It now appears that New Jersey Gov. Chris Christie (R) may have used funds earmarked to help victims of Hurricane Sandy for tourism ads he starred in during his reelection campaign.

If this is true, the Christie campaign fund should reimburse the money, which should then be sent to New Jersey victims of the hurricane.

It is not rare, and not inherently wrong, for governors to star in tourism ads for their states. If the latest allegations are true, and funds designated for hurricane relief were used for tourism ads, this is different and creates two huge problems for Christie.

First, obviously, it would be a rip-off of Sandy victims if the governor used money designed to help them to advance himself politically.
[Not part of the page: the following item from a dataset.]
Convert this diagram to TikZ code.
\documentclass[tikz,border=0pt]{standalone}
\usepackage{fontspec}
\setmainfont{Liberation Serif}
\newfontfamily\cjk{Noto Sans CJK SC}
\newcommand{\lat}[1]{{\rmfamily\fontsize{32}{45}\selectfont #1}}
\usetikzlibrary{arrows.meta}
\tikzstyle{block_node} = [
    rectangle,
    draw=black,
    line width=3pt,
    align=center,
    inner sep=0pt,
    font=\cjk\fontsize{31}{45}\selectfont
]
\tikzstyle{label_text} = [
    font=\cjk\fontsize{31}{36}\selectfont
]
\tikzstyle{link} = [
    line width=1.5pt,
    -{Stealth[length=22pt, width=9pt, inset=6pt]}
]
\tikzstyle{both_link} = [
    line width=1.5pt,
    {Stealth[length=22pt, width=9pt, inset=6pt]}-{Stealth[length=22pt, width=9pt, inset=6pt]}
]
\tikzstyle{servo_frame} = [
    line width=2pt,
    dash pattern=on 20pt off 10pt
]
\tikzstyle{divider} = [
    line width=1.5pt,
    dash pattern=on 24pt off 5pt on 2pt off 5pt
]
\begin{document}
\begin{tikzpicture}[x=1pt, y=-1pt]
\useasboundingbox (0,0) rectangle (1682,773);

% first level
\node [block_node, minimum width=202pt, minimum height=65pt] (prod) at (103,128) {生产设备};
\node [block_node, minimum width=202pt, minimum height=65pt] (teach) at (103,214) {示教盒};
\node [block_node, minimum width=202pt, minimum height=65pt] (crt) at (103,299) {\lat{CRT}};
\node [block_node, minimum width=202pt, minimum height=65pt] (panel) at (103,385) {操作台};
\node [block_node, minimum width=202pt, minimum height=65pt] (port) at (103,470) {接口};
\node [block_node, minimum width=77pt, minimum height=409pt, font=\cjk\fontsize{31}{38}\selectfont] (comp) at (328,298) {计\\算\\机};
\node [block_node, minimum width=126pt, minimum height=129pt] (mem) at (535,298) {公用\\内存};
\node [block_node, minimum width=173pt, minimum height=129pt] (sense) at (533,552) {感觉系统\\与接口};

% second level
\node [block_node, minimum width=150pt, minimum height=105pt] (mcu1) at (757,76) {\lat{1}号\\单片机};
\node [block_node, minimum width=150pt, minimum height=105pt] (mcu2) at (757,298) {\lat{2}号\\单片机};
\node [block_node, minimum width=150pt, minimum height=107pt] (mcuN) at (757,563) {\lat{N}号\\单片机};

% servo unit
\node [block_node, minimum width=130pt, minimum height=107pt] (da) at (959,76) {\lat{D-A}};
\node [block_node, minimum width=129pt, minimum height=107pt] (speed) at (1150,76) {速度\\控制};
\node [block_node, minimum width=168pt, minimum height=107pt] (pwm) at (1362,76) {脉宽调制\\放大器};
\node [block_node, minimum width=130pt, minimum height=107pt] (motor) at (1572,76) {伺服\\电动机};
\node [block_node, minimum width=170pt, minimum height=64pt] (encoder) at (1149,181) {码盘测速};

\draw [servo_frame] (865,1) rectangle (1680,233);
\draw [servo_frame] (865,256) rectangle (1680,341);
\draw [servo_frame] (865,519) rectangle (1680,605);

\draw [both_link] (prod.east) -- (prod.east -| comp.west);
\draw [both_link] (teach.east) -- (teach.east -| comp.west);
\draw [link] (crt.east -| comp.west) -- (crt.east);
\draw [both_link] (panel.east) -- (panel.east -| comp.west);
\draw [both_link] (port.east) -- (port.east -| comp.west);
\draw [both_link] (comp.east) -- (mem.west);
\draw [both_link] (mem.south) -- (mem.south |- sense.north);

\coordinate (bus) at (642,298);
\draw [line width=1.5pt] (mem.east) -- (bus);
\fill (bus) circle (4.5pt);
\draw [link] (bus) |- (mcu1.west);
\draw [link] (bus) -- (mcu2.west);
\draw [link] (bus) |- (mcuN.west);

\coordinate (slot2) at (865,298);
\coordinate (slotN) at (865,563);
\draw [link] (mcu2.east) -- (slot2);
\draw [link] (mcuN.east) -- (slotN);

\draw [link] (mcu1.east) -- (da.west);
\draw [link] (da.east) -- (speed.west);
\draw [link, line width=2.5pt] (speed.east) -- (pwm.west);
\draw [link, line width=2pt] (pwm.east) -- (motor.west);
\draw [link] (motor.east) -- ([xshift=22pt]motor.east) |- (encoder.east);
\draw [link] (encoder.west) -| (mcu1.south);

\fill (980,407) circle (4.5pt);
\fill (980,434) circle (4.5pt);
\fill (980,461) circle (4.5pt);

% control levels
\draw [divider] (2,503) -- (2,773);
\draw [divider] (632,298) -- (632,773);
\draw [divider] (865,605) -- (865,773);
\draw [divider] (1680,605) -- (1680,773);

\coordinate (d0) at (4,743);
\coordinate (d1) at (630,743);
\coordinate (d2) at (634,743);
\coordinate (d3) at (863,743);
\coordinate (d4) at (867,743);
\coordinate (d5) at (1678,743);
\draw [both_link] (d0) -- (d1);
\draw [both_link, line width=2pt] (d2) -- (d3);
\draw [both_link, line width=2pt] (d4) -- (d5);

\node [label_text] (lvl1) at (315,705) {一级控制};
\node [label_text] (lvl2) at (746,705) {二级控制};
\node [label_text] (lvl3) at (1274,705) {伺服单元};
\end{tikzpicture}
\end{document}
Second, any tourism ads used during an election year for purposes that helped a partisan campaign would be a misuse to taxpayer money appropriated to promote a state.

Now the inspector general of the Department of Housing and Urban Development has found enough evidence to warrant a formal investigation of this matter.

My suggestion for Christie is simple: His campaign fund should pay back the money now if it used funds for hurricane relief to create television ads starring Christie. Once the money has been returned by the Christie campaign, it can be distributed where it should have been all along, to New Jersey citizens hurt by the hurricane.

This drip-drip-drip of scandal allegations may soon become a hurricane of political damage that will drive Christie from the presidential campaign. And the sooner he acts, the better for him and the better for New Jersey.